What you need to do -> Give a verbatim copy of the lines below, minus the pictures.

Dataset section ->
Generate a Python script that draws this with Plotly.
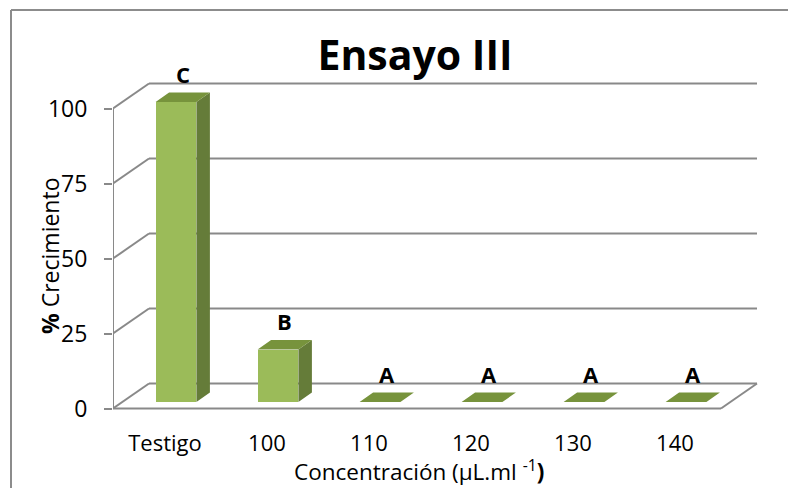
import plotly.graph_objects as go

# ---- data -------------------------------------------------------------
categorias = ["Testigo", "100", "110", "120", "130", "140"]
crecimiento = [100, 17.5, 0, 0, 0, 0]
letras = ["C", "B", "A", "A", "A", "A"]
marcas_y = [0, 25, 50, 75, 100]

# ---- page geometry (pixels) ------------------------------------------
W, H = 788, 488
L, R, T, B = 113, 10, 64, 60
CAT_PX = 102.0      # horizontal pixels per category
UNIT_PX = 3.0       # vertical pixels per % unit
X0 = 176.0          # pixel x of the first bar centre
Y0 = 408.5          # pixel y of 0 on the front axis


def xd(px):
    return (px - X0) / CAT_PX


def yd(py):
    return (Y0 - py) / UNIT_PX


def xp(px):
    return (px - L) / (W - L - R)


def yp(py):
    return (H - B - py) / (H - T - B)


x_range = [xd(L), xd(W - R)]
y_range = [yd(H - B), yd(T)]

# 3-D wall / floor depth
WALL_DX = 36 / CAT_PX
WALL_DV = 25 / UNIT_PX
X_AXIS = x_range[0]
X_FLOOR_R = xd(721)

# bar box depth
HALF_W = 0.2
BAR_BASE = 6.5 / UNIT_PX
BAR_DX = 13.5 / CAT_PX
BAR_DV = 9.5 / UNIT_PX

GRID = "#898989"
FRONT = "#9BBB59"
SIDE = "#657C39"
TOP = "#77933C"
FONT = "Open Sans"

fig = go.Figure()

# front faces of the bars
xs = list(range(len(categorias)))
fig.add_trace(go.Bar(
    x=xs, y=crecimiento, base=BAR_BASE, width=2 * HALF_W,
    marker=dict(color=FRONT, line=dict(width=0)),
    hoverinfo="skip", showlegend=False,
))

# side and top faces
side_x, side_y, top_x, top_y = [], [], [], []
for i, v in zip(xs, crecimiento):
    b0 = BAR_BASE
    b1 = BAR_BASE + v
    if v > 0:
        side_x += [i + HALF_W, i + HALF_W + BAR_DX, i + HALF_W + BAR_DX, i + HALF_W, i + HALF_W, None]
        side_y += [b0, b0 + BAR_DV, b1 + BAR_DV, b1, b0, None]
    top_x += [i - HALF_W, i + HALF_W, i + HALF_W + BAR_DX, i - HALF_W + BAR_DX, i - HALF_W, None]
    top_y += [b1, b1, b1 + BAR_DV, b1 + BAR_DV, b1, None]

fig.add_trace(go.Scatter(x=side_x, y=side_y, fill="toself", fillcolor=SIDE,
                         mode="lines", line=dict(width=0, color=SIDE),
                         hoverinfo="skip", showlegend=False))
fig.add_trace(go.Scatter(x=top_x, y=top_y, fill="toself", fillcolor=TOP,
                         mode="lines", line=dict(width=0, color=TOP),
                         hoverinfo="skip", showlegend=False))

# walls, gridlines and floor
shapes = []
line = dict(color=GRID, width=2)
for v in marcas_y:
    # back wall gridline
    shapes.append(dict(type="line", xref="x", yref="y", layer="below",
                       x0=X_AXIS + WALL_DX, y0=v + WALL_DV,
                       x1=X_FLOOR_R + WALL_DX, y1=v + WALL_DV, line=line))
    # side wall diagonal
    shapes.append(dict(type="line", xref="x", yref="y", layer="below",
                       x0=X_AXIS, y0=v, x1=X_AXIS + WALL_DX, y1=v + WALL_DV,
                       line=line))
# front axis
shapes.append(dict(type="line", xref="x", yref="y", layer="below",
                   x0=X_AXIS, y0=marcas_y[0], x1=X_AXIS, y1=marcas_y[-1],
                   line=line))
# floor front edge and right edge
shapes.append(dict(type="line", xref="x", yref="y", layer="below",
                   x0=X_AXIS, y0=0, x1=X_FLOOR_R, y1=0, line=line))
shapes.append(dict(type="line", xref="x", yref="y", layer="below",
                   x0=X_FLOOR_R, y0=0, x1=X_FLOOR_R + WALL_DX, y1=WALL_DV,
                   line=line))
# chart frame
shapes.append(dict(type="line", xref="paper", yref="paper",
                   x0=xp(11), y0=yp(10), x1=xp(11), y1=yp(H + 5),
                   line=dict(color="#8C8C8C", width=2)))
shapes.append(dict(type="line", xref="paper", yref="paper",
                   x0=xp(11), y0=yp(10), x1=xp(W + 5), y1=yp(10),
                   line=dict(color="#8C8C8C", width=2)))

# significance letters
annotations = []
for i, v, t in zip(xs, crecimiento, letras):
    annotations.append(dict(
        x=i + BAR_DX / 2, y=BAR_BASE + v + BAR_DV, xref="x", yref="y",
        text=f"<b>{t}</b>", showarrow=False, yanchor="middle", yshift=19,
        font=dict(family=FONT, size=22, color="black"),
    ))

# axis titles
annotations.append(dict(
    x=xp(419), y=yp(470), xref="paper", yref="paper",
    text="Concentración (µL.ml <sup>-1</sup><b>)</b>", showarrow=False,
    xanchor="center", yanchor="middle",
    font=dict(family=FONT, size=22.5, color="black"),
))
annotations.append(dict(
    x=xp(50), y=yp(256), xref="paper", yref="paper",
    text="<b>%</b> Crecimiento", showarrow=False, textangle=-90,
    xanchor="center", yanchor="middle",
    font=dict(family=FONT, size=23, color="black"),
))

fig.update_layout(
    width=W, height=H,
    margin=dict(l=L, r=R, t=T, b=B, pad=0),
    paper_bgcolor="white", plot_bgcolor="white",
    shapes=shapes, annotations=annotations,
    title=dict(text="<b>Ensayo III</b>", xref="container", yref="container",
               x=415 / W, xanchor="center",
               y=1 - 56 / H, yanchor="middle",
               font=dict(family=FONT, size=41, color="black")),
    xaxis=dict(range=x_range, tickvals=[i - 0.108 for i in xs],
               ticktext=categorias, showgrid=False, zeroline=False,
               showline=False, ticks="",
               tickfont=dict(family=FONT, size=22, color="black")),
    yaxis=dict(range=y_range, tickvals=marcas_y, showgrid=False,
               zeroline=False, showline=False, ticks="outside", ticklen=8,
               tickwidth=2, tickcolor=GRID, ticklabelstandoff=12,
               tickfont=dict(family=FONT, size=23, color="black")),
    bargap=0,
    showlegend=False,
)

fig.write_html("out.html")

Reply to the task ->
Generate a Python script that draws this with Plotly.
import plotly.graph_objects as go

# ---- data -------------------------------------------------------------
categorias = ["Testigo", "100", "110", "120", "130", "140"]
crecimiento = [100, 17.5, 0, 0, 0, 0]
letras = ["C", "B", "A", "A", "A", "A"]
marcas_y = [0, 25, 50, 75, 100]

# ---- page geometry (pixels) ------------------------------------------
W, H = 788, 488
L, R, T, B = 113, 10, 64, 60
CAT_PX = 102.0      # horizontal pixels per category
UNIT_PX = 3.0       # vertical pixels per % unit
X0 = 176.0          # pixel x of the first bar centre
Y0 = 408.5          # pixel y of 0 on the front axis


def xd(px):
    return (px - X0) / CAT_PX


def yd(py):
    return (Y0 - py) / UNIT_PX


def xp(px):
    return (px - L) / (W - L - R)


def yp(py):
    return (H - B - py) / (H - T - B)


x_range = [xd(L), xd(W - R)]
y_range = [yd(H - B), yd(T)]

# 3-D wall / floor depth
WALL_DX = 36 / CAT_PX
WALL_DV = 25 / UNIT_PX
X_AXIS = x_range[0]
X_FLOOR_R = xd(721)

# bar box depth
HALF_W = 0.2
BAR_BASE = 6.5 / UNIT_PX
BAR_DX = 13.5 / CAT_PX
BAR_DV = 9.5 / UNIT_PX

GRID = "#898989"
FRONT = "#9BBB59"
SIDE = "#657C39"
TOP = "#77933C"
FONT = "Open Sans"

fig = go.Figure()

# front faces of the bars
xs = list(range(len(categorias)))
fig.add_trace(go.Bar(
    x=xs, y=crecimiento, base=BAR_BASE, width=2 * HALF_W,
    marker=dict(color=FRONT, line=dict(width=0)),
    hoverinfo="skip", showlegend=False,
))

# side and top faces
side_x, side_y, top_x, top_y = [], [], [], []
for i, v in zip(xs, crecimiento):
    b0 = BAR_BASE
    b1 = BAR_BASE + v
    if v > 0:
        side_x += [i + HALF_W, i + HALF_W + BAR_DX, i + HALF_W + BAR_DX, i + HALF_W, i + HALF_W, None]
        side_y += [b0, b0 + BAR_DV, b1 + BAR_DV, b1, b0, None]
    top_x += [i - HALF_W, i + HALF_W, i + HALF_W + BAR_DX, i - HALF_W + BAR_DX, i - HALF_W, None]
    top_y += [b1, b1, b1 + BAR_DV, b1 + BAR_DV, b1, None]

fig.add_trace(go.Scatter(x=side_x, y=side_y, fill="toself", fillcolor=SIDE,
                         mode="lines", line=dict(width=0, color=SIDE),
                         hoverinfo="skip", showlegend=False))
fig.add_trace(go.Scatter(x=top_x, y=top_y, fill="toself", fillcolor=TOP,
                         mode="lines", line=dict(width=0, color=TOP),
                         hoverinfo="skip", showlegend=False))

# walls, gridlines and floor
shapes = []
line = dict(color=GRID, width=2)
for v in marcas_y:
    # back wall gridline
    shapes.append(dict(type="line", xref="x", yref="y", layer="below",
                       x0=X_AXIS + WALL_DX, y0=v + WALL_DV,
                       x1=X_FLOOR_R + WALL_DX, y1=v + WALL_DV, line=line))
    # side wall diagonal
    shapes.append(dict(type="line", xref="x", yref="y", layer="below",
                       x0=X_AXIS, y0=v, x1=X_AXIS + WALL_DX, y1=v + WALL_DV,
                       line=line))
# front axis
shapes.append(dict(type="line", xref="x", yref="y", layer="below",
                   x0=X_AXIS, y0=marcas_y[0], x1=X_AXIS, y1=marcas_y[-1],
                   line=line))
# floor front edge and right edge
shapes.append(dict(type="line", xref="x", yref="y", layer="below",
                   x0=X_AXIS, y0=0, x1=X_FLOOR_R, y1=0, line=line))
shapes.append(dict(type="line", xref="x", yref="y", layer="below",
                   x0=X_FLOOR_R, y0=0, x1=X_FLOOR_R + WALL_DX, y1=WALL_DV,
                   line=line))
# chart frame
shapes.append(dict(type="line", xref="paper", yref="paper",
                   x0=xp(11), y0=yp(10), x1=xp(11), y1=yp(H + 5),
                   line=dict(color="#8C8C8C", width=2)))
shapes.append(dict(type="line", xref="paper", yref="paper",
                   x0=xp(11), y0=yp(10), x1=xp(W + 5), y1=yp(10),
                   line=dict(color="#8C8C8C", width=2)))

# significance letters
annotations = []
for i, v, t in zip(xs, crecimiento, letras):
    annotations.append(dict(
        x=i + BAR_DX / 2, y=BAR_BASE + v + BAR_DV, xref="x", yref="y",
        text=f"<b>{t}</b>", showarrow=False, yanchor="middle", yshift=19,
        font=dict(family=FONT, size=22, color="black"),
    ))

# axis titles
annotations.append(dict(
    x=xp(419), y=yp(470), xref="paper", yref="paper",
    text="Concentración (µL.ml <sup>-1</sup><b>)</b>", showarrow=False,
    xanchor="center", yanchor="middle",
    font=dict(family=FONT, size=22.5, color="black"),
))
annotations.append(dict(
    x=xp(50), y=yp(256), xref="paper", yref="paper",
    text="<b>%</b> Crecimiento", showarrow=False, textangle=-90,
    xanchor="center", yanchor="middle",
    font=dict(family=FONT, size=23, color="black"),
))

fig.update_layout(
    width=W, height=H,
    margin=dict(l=L, r=R, t=T, b=B, pad=0),
    paper_bgcolor="white", plot_bgcolor="white",
    shapes=shapes, annotations=annotations,
    title=dict(text="<b>Ensayo III</b>", xref="container", yref="container",
               x=415 / W, xanchor="center",
               y=1 - 56 / H, yanchor="middle",
               font=dict(family=FONT, size=41, color="black")),
    xaxis=dict(range=x_range, tickvals=[i - 0.108 for i in xs],
               ticktext=categorias, showgrid=False, zeroline=False,
               showline=False, ticks="",
               tickfont=dict(family=FONT, size=22, color="black")),
    yaxis=dict(range=y_range, tickvals=marcas_y, showgrid=False,
               zeroline=False, showline=False, ticks="outside", ticklen=8,
               tickwidth=2, tickcolor=GRID, ticklabelstandoff=12,
               tickfont=dict(family=FONT, size=23, color="black")),
    bargap=0,
    showlegend=False,
)

fig.write_html("out.html")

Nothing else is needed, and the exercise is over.